As the leaves and the euro fall, confidence is emerging. I’ve been speaking this week at the economist infrastructure summit, which recognised that in uncertain times, investments in long term infrastructure and energy assets are a safe haven, and above all it’s UK innovation that will see us through.
With the Greeks laying on a Guy Fawkes spectacular for G20 and Ecofin meetings hammering the last rescue nail into the €-coffin, it’s difficult to stay focused.
However, the UK has scraped by posting 0.5 per cent quarter growth and FTSE executives have decided on a 50 per cent pay rise (according to the information company Income Data Services), which despite the opposition mumbles may not be greed, but a sign of brewing confidence after years of constraint. The UK has also benefited from an influx of hundreds of millions from Greek, Libyan and Arabic/north Africans buying premium London property as a safe haven.
In any case, after my prescient anticipation of a new break in physics in my last column, it’s time for our moixa technology smart grid venture to emerge from stealth mode and start to cash in on delivering a solution to the energy shortfalls ahead.
We’ve been exhibiting at events like Innovate 11, the annual Technology Strategy Board showcase of R&D grant assisted projects, 5plusforum in Paris, speaking between Toshiba and Intel on the future of energy in 2016, webcasts into the UKTI Smart Grids trade mission to Boston, and geek festivals like HomeCamp4.
Our aim is to power the increased proportion of low power DC appliances in homes such as LED lighting, computing, electronics and gadgets. We can at least keep the lights and ICT of Britain online from local renewables or night charged batteries.
Indeed with feed-in tariffs for PV panels being slashed in half last week as a Halloween special, it now looks like our tech could help installers and households get more benefit from their PV systems by using power directly with reduced losses for DC lighting and electronics, or via batteries to reduce buying grid energy at peak times.
With the need for additional funding to deliver our commitment of keeping the lights of Britain on, it’s time for some quantitative easing of our own. We’ve decided to put some of our non-energy intellectual property rights (IPR) patent portfolios up for sale to focus on energy.
We’re using the Sotheby’s of the patent world – ICAP Ocean Tomo, which is running a patent auction In San Francisco on 17 November. Moixa is among half a dozen UK companies selected for this, which includes the defence giant QinetiQ offering 30 patent portfolios.
It represents the age old story – the UK is world class at creating innovation and IPR, indeed were also second In the world across most science measures – as emphasised by John Armitt, the chairman of the Olympic Delivery Authority at the Economist event this week.

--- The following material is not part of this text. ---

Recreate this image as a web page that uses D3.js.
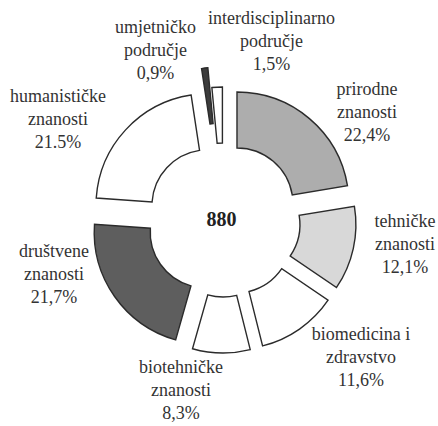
<!DOCTYPE html>
<html><head><meta charset="utf-8">
<script src="https://cdn.jsdelivr.net/npm/d3@7/dist/d3.min.js"></script></head>
<body style="margin:0">
<svg id="s" width="438" height="426"></svg>
<script>
// Fields of science, share of total (%), clockwise from 12 o'clock
const categories = [
  "prirodne znanosti",
  "tehničke znanosti",
  "biomedicina i zdravstvo",
  "biotehničke znanosti",
  "društvene znanosti",
  "humanističke znanosti",
  "umjetničko područje",
  "interdisciplinarno područje"
];
const labelLines = [
  ["prirodne", "znanosti"],
  ["tehničke", "znanosti"],
  ["biomedicina i", "zdravstvo"],
  ["biotehničke", "znanosti"],
  ["društvene", "znanosti"],
  ["humanističke", "znanosti"],
  ["umjetničko", "područje"],
  ["interdisciplinarno", "područje"]
];
const values = [22.4, 12.1, 11.6, 8.3, 21.7, 21.5, 0.9, 1.5];
const valueLabels = ["22,4%", "12,1%", "11,6%", "8,3%", "21,7%", "21.5%", "0,9%", "1,5%"];
const total = 880;

// ---- layout ----
const cx = 223.4, cy = 220;
const outerR = 112, innerR = 56;
const fills = ["#adadad", "#d8d8d8", "#ffffff", "#ffffff", "#5e5e5e", "#ffffff", "#3c3c3c", "#ffffff"];
const explode = [21, 21, 21, 21, 21, 21, 41, 21];
// label block anchors (x centre, baseline of middle line) relative to the centre
const labelAnchor = [
  [143.6, -102], [181.6, 30], [137.6, 143], [-42.4, 176],
  [-169.4, 60], [-165.4, -95], [-67.9, -164], [48.1, -173]
];
const lineGap = 22.6;

const s = d3.select("#s");

const pie = d3.pie().sort(null).value(d => d.value).startAngle(0).endAngle(2 * Math.PI);
const arc = d3.arc().innerRadius(innerR).outerRadius(outerR);
const color = d3.scaleOrdinal().domain(categories).range(fills);

const data = categories.map((c, i) => ({ name: c, value: values[i], idx: i }));
const arcs = pie(data);

s.selectAll("path")
  .data(arcs)
  .join("path")
  .attr("d", arc)
  .attr("transform", d => {
    const a = (d.startAngle + d.endAngle) / 2;
    const k = explode[d.data.idx];
    return `translate(${cx + k * Math.sin(a)},${cy - k * Math.cos(a)})`;
  })
  .attr("fill", d => color(d.data.name))
  .attr("stroke", "#2b2b2b")
  .attr("stroke-width", 1.4);

// centred serif text: measured, then shifted left by half its width
function centredText(str, x, y, size, bold) {
  const t = s.append("text")
    .attr("x", x)
    .attr("y", y)
    .attr("font-size", size)
    .style("font-family", `"Liberation Serif"`);
  if (bold) t.style("font-weight", "bold");
  t.text(str);
  const w = t.node().getComputedTextLength();
  t.attr("x", x - w / 2);
  return t;
}

// category labels: two name lines and the share
arcs.forEach(d => {
  const i = d.data.idx;
  const lines = labelLines[i].concat([valueLabels[i]]);
  lines.forEach((str, j) => {
    centredText(str, cx + labelAnchor[i][0], cy + labelAnchor[i][1] + (j - 1) * lineGap, 18, false)
      .style("fill", "#333");
  });
});

// total in the centre
centredText(String(total), cx - 2, cy + 6, 20, true).style("fill", "#222");
</script></body></html>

The UK’s biggest market for innovation is offshore and we are a leading exporter with over $12 billion in license/royalty sales in 2009 (vs. china receipts of $0.4 billion).
I’ll be diving deeper into IPR issues, creation, value, commercialising over the next month, as well as how the UK benefits from its innovation and creative ‘infrastructure’. And also how at the end of the day, this promises to keep Britain afloat in a world where talent is commoditising and globalising.
In the meantime, as typically happens following any events and PR, we are snowed under with constant calls and spam from head-hunters offering resources and event companies trying to sell over-priced SME tickets to cleantech events, after all it’s usually those selling the shovels and services that make money, and sometimes I worry that that’s all the UK is these days.
Let’s hope the eurozone survives until Christmas. After all the solution is very simple, for debt laden Greece, Italy and indeed California – just introduce a wealth tax of 5 to 10 per cent, but provide 100 per cent relief against this if you hold 5 to 10 per cent of your wealth in national debt and a new domestic infrastructure bond on long term projects.
A unique localised hedge that encourages the wealth owners to ensure their politicians and country debt doesn’t become toxic.
Simon Daniel is the inventor of the USB battery and folding keyboard. He’s also CEO of Moixa, a fast-growing renewable energy group.